Per il Tribunale del lavoro di Milano è illegittimo il licenziamento di una maschera del teatro alla Scala che pochi mesi fa aveva gridato «Palestina libera» a un evento musicale. Il teatro storico milanese deve ora risarcire la giovane lavoratrice assunta a tempo determinato come hostess.
I fatti risalgono al 4 maggio scorso, all’inizio del concerto, organizzato a ridosso della riunione dell’Asian Development Bank: nella platea, oltre ai tanti spettatori, era presente anche la presidente del consiglio Giorgia Meloni e in quell'occasione la maschera aveva urlato «Palestina libera» da una galleria del loggione.

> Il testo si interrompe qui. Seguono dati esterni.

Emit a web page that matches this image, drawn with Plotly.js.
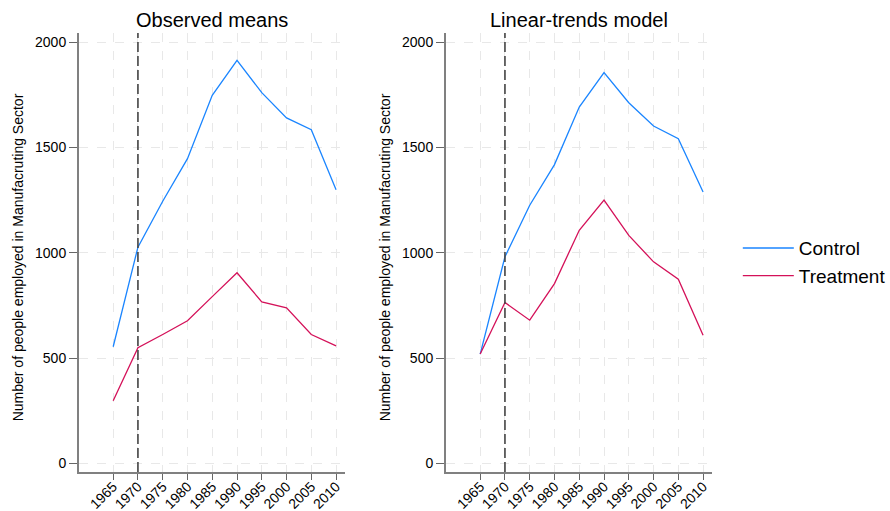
<!DOCTYPE html>
<html>
<head>
<meta charset="utf-8">
<script src="https://cdn.plot.ly/plotly-3.0.1.min.js"></script>
<style>html,body{margin:0;padding:0;background:#fff;}#chart{width:890px;height:511px;}</style>
</head>
<body>
<div id="chart"></div>
<script>
const years = [1965, 1970, 1975, 1980, 1985, 1990, 1995, 2000, 2005, 2010];
const observedControl   = [554, 1027, 1245, 1447, 1748, 1914, 1761, 1641, 1585, 1300];
const observedTreatment = [297, 549, 612, 677, 792, 905, 767, 739, 612, 558];
const modelControl      = [519, 981, 1226, 1419, 1692, 1856, 1713, 1602, 1542, 1289];
const modelTreatment    = [519, 764, 680, 854, 1107, 1250, 1083, 957, 875, 609];
const yTicks = [0, 500, 1000, 1500, 2000];
const treatmentYear = 1970;
const panelTitles = ["Observed means", "Linear-trends model"];
const yTitle = "Number of people employed in Manufacruting Sector";
const seriesNames = ["Control", "Treatment"];

const blue = "#1A85FF", red = "#D41159";
const FONT = "Liberation Sans, Arial, sans-serif";

const traces = [
  {x: years, y: observedControl, name: seriesNames[0], mode: "lines", line: {color: blue, width: 1.3}, xaxis: "x", yaxis: "y", legendgroup: "c"},
  {x: years, y: observedTreatment, name: seriesNames[1], mode: "lines", line: {color: red, width: 1.3}, xaxis: "x", yaxis: "y", legendgroup: "t"},
  {x: years, y: modelControl, name: seriesNames[0], mode: "lines", line: {color: blue, width: 1.3}, xaxis: "x2", yaxis: "y2", legendgroup: "c", showlegend: false},
  {x: years, y: modelTreatment, name: seriesNames[1], mode: "lines", line: {color: red, width: 1.3}, xaxis: "x2", yaxis: "y2", legendgroup: "t", showlegend: false}
];

function xax(domain, anchor) {
  return {
    domain: domain, anchor: anchor, range: [1958.1, 2011.8], automargin: false,
    tickmode: "array", tickvals: years, ticktext: years.map(String), tickangle: -45,
    ticks: "outside", ticklen: 6, tickcolor: "#666", tickwidth: 1, ticklabelstandoff: -7,
    showline: true, linecolor: "#808080", linewidth: 2,
    showgrid: true, gridcolor: "#e8e8e8", griddash: "dash", gridwidth: 1,
    zeroline: false, tickfont: {family: FONT, size: 14, color: "#000"}
  };
}
function yax(anchor) {
  return {
    anchor: anchor, domain: [0, 1], range: [-41, 2044], automargin: false,
    tickmode: "array", tickvals: yTicks, ticktext: yTicks.map(String),
    ticks: "outside", ticklen: 8, tickcolor: "#666", tickwidth: 1,
    showline: true, linecolor: "#808080", linewidth: 2,
    showgrid: true, gridcolor: "#e8e8e8", griddash: "dash", gridwidth: 1,
    zeroline: false, tickfont: {family: FONT, size: 14, color: "#000"}
  };
}

const dLeft = [0, 0.4202], dRight = [0.5798, 1];
const layout = {
  width: 890, height: 511,
  margin: {l: 79, r: 178, t: 33, b: 39.3},
  paper_bgcolor: "#fff", plot_bgcolor: "#fff",
  font: {family: FONT, color: "#000"},
  xaxis: xax(dLeft, "y"), yaxis: yax("x"),
  xaxis2: xax(dRight, "y2"), yaxis2: yax("x2"),
  showlegend: true,
  legend: {xref: "container", yref: "container", x: 0.829, y: 0.487, xanchor: "left", yanchor: "middle", itemwidth: 51, font: {size: 19, family: FONT}, tracegroupgap: 0, bgcolor: "rgba(0,0,0,0)"},
  shapes: [
    {type: "line", xref: "x", yref: "y domain", x0: treatmentYear, x1: treatmentYear, y0: 0, y1: 1, line: {color: "#444", width: 1.6, dash: "10px,4px"}},
    {type: "line", xref: "x2", yref: "y2 domain", x0: treatmentYear, x1: treatmentYear, y0: 0, y1: 1, line: {color: "#444", width: 1.6, dash: "10px,4px"}}
  ],
  annotations: [
    {text: panelTitles[0], xref: "paper", yref: "paper", x: (dLeft[0] + dLeft[1]) / 2, y: 1.03, xanchor: "center", yanchor: "middle", showarrow: false, font: {size: 20, family: FONT}},
    {text: panelTitles[1], xref: "paper", yref: "paper", x: (dRight[0] + dRight[1]) / 2, y: 1.03, xanchor: "center", yanchor: "middle", showarrow: false, font: {size: 20, family: FONT}},
    {text: yTitle, xref: "paper", yref: "paper", x: -0.0964, y: 0.489, xanchor: "center", yanchor: "middle", textangle: -90, showarrow: false, font: {size: 14, family: FONT}},
    {text: yTitle, xref: "paper", yref: "paper", x: 0.4834, y: 0.489, xanchor: "center", yanchor: "middle", textangle: -90, showarrow: false, font: {size: 14, family: FONT}}
  ]
};

Plotly.newPlot("chart", traces, layout, {displayModeBar: false, staticPlot: true});
</script>
</body>
</html>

Il gesto le è costato il licenziamento in tronco, firmato da Fortunato Ortombina, sovrintendente e direttore artistico della Scala. Il provvedimento era, a detta degli autori, motivato dal «tradimento della fiducia e disobbedienza agli ordini di servizio».

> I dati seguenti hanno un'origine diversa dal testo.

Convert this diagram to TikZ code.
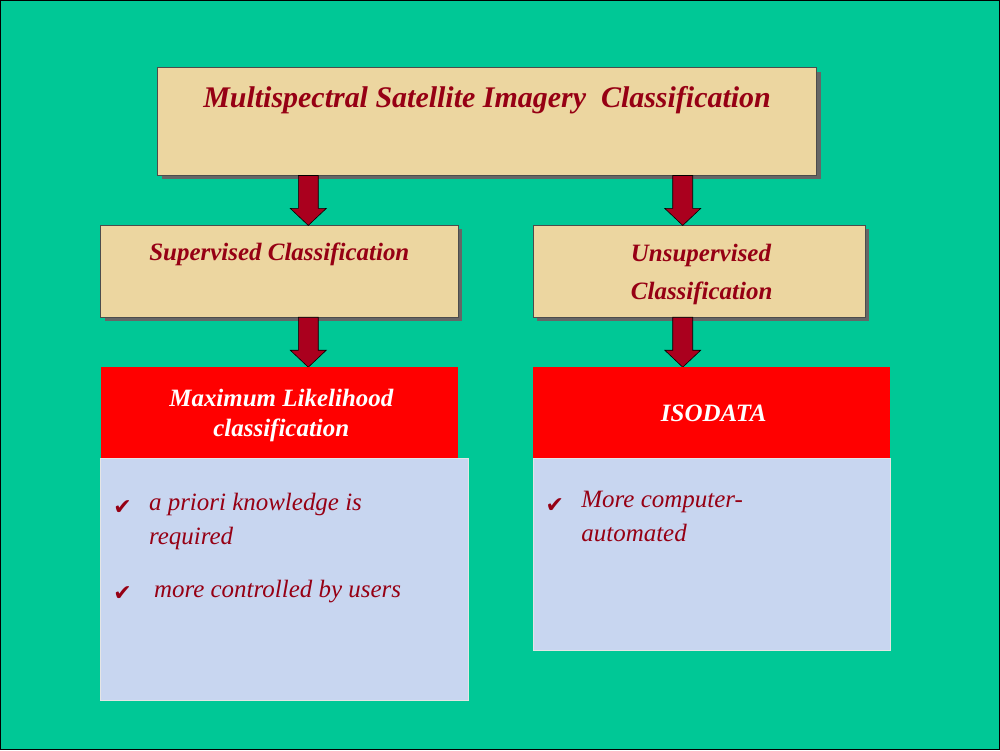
\documentclass[tikz,border=0pt]{standalone}
\usepackage{fontspec}
\setmainfont{Liberation Serif}
\newfontfamily\sym{DejaVu Sans}
\usetikzlibrary{calc}
\definecolor{bg}{RGB}{0,200,150}
\definecolor{tan}{RGB}{236,214,160}
\definecolor{dred}{RGB}{150,0,20}
\definecolor{lblue}{RGB}{200,214,240}
\definecolor{ared}{RGB}{170,0,30}
\begin{document}
\begin{tikzpicture}[x=1pt,y=-1pt,
 tanbox/.style={draw=black!70,fill=tan,inner sep=0pt},
 redbox/.style={fill=red,inner sep=0pt},
 bluebox/.style={fill=lblue,draw=white!80!gray,inner sep=0pt},
 ttl/.style={text=dred,font=\bfseries\itshape},
 wt/.style={text=white,font=\bfseries\itshape\fontsize{25}{30}\selectfont,align=center},
 bul/.style={text=dred,font=\itshape\fontsize{25}{34}\selectfont,align=left,anchor=north west}]
\fill[bg] (0,0) rectangle (1000,750);
\draw[black,line width=1.5pt] (0,0) rectangle (1000,750);
\newcommand\barrow[3]{\fill[ared,draw=black,line width=0.6pt] (#1-10,#2)--(#1+10,#2)--(#1+10,#3-17)--(#1+18,#3-17)--(#1,#3)--(#1-18,#3-17)--(#1-10,#3-17)--cycle;}
% shadows
\fill[black!60] (161,71) rectangle (821,179);
\fill[black!60] (104,229) rectangle (462,321);
\fill[black!60] (537,229) rectangle (870,321);
\node[tanbox,minimum width=660,minimum height=108] (t) at (487,121) {};
\node[ttl,font=\bfseries\itshape\fontsize{30}{34}\selectfont] at (487,100) {Multispectral Satellite Imagery\ \ Classification};
\node[tanbox,minimum width=358,minimum height=92] (s) at (279,271) {};
\node[ttl,font=\bfseries\itshape\fontsize{25}{30}\selectfont] at (279,254) {Supervised Classification};
\node[tanbox,minimum width=333,minimum height=92] (u) at (699.5,271) {};
\node[ttl,font=\bfseries\itshape\fontsize{25}{38}\selectfont,align=left] at (702,274) {Unsupervised\\Classification};
\barrow{308}{175}{225}
\barrow{683}{175}{225}
\barrow{308}{317}{367}
\barrow{683}{317}{367}
\node[redbox,minimum width=358,minimum height=91] (m) at (279,412.5) {};
\node[wt] at (281,415) {Maximum Likelihood\\classification};
\node[redbox,minimum width=358,minimum height=91] (i) at (712,412.5) {};
\node[wt] at (714,413) {ISODATA};
\node[bluebox,minimum width=368,minimum height=242] (b1) at (284,579) {};
\node[bluebox,minimum width=358,minimum height=192] (b2) at (712,554) {};
\node[text=dred,font=\sym\fontsize{22}{22}\selectfont] at (122,508) {✔};
\node[text=dred,font=\sym\fontsize{22}{22}\selectfont] at (122,594) {✔};
\node[text=dred,font=\sym\fontsize{22}{22}\selectfont] at (555,506) {✔};
\node[bul] at (145,490) {a priori knowledge is\\required};
\node[bul] at (150,577) {more controlled by users};
\node[bul] at (578,488) {More computer-\\automated};
\end{tikzpicture}
\end{document}
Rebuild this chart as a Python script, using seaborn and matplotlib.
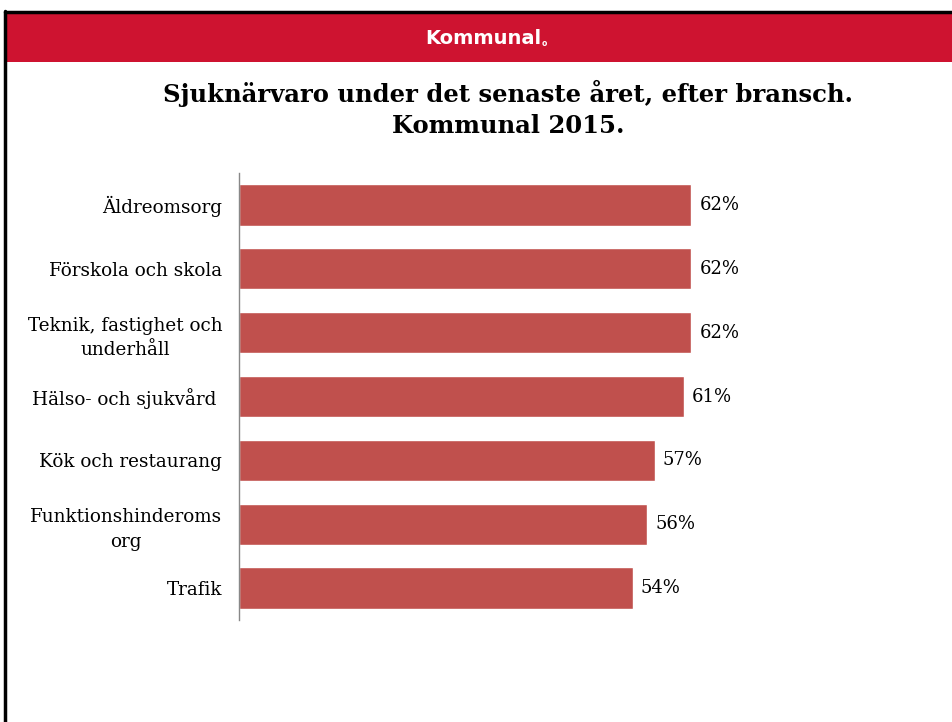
import matplotlib
matplotlib.use("Agg")
import matplotlib.pyplot as plt
import seaborn as sns
import pandas as pd
from matplotlib.patches import Rectangle
from matplotlib.lines import Line2D

categories = ["Äldreomsorg", "Förskola och skola", "Teknik, fastighet och\nunderhåll",
              "Hälso- och sjukvård ", "Kök och restaurang", "Funktionshinderoms\norg", "Trafik"]
values = [62, 62, 62, 61, 57, 56, 54]
value_labels = ["62%", "62%", "62%", "61%", "57%", "56%", "54%"]
title = "Sjuknärvaro under det senaste året, efter bransch.\nKommunal 2015."
brand = "Kommunal"

sns.set_theme(style="white")
plt.rcParams['font.family'] = ['DejaVu Serif']
plt.rcParams['text.color'] = 'black'

W, H = 953, 722
fig = plt.figure(figsize=(W/100, H/100), dpi=100)

# Frame and header band
fig.add_artist(Rectangle((6/W, 1-62/H), (W-6)/W, 49/H, transform=fig.transFigure,
                         facecolor="#CE1330", edgecolor="none", zorder=0))
fig.add_artist(Line2D([5/W, 1], [1-12/H, 1-12/H], transform=fig.transFigure, color="black", lw=2.5))
fig.add_artist(Line2D([5.5/W, 5.5/W], [0, 1-11/H], transform=fig.transFigure, color="black", lw=2.5))
fig.text(483/W, 1-38/H, brand, color="white", fontsize=14, fontweight="bold",
         family="DejaVu Sans", ha="center", va="center")
fig.text(542/W, 1-43/H, "o", color="white", fontsize=5.5, fontweight="bold",
         family="DejaVu Sans", ha="left", va="center")

fig.text(508/W, 1-109/H, title, fontsize=17.5, fontweight="heavy", ha="center", va="center",
         linespacing=1.4, family="DejaVu Serif", color="black")

ax = fig.add_axes([239/W, 1-620/H, 661/W, 447/H])
df = pd.DataFrame({"cat": categories, "val": values})
sns.barplot(data=df, y="cat", x="val", orient="h", color="#C0504D", saturation=1,
            width=0.645, ax=ax)
ax.set_xlim(0, 661/7.29)
ax.set_ylim(6.5, -0.5)
for s in ["top", "right", "bottom"]:
    ax.spines[s].set_visible(False)
ax.spines["left"].set_color("#888888")
ax.spines["left"].set_linewidth(1)
ax.set_xticks([])
ax.set_xlabel("")
ax.set_ylabel("")
ax.tick_params(axis="y", length=0, pad=12)
for lbl in ax.get_yticklabels():
    lbl.set_fontsize(13.2)
    lbl.set_multialignment("center")
    lbl.set_linespacing(1.45)
    lbl.set_color("black")
for i, (v, t) in enumerate(zip(values, value_labels)):
    ax.annotate(t, (v, i), xytext=(6, 0), textcoords="offset points",
                ha="left", va="center", fontsize=13, color="black")

fig.savefig("out.png", dpi=100)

Motivazione che, da ieri, risulta insufficiente e inappropriata tanto da rendere illegittima l’interruzione dei rapporti lavorativi ante tempus.
Il legale della giovane lavoratrice, Alessandro Villari commenta, dopo il giudizio: «Per lei e per noi era soprattutto una questione di principio. Siamo molto soddisfatti, è una giustizia ristabilita. Non è possibile licenziare un lavoratore perché esprime il proprio pensiero, anche se in maniera plateale».

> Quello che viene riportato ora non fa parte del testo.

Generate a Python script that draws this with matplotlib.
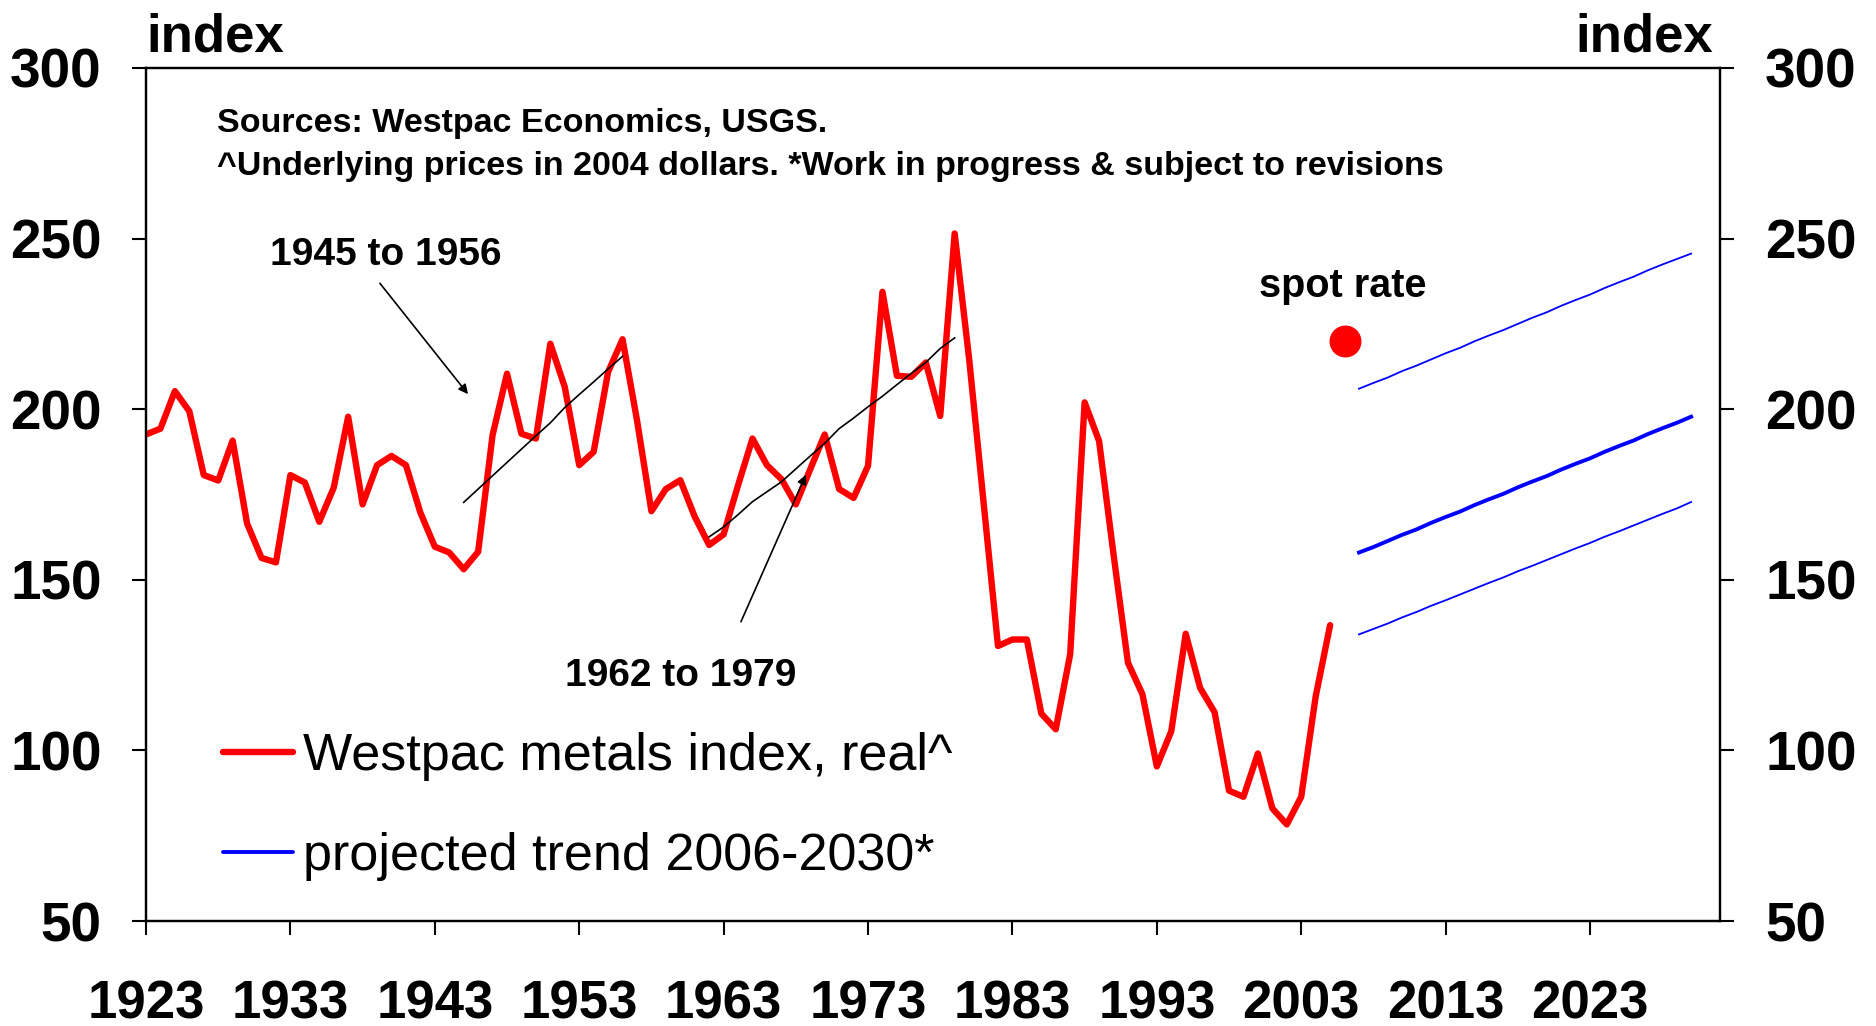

Il Tribunale del lavoro di Milano ha infatti condannato il teatro a risarcire la giovane, che è tra l’altro una studentessa-lavoratrice: dovrà rimborsare tutte le mensilità non erogate dal momento del licenziamento fino alla fine del contratto originario, che sarebbe scaduto naturalmente il 30 settembre 2025. Oltre ai danni legati al salario non pagato, la Scala dovrà anche farsi carico delle spese di lite.
Negli scorsi mesi erano arrivati messaggi di supporto e denuncia, a cominciare da quelli dei colleghi della Fondazione Scala che si erano mobilitati con scioperi, presidi e raccolte firme in solidarietà.
Anche il mondo della politica aveva espresso vicinanza: il consigliere del comune di Milano, Carlo Monguzzi (Verdi) aveva proposto la ragazza per l’Ambrogino d’oro, e Nicola Fratoianni, segretario di Sinistra Italiana, aveva presentato a giugno un’ interrogazione sul caso al ministro della Cultura Alessandro Giuli.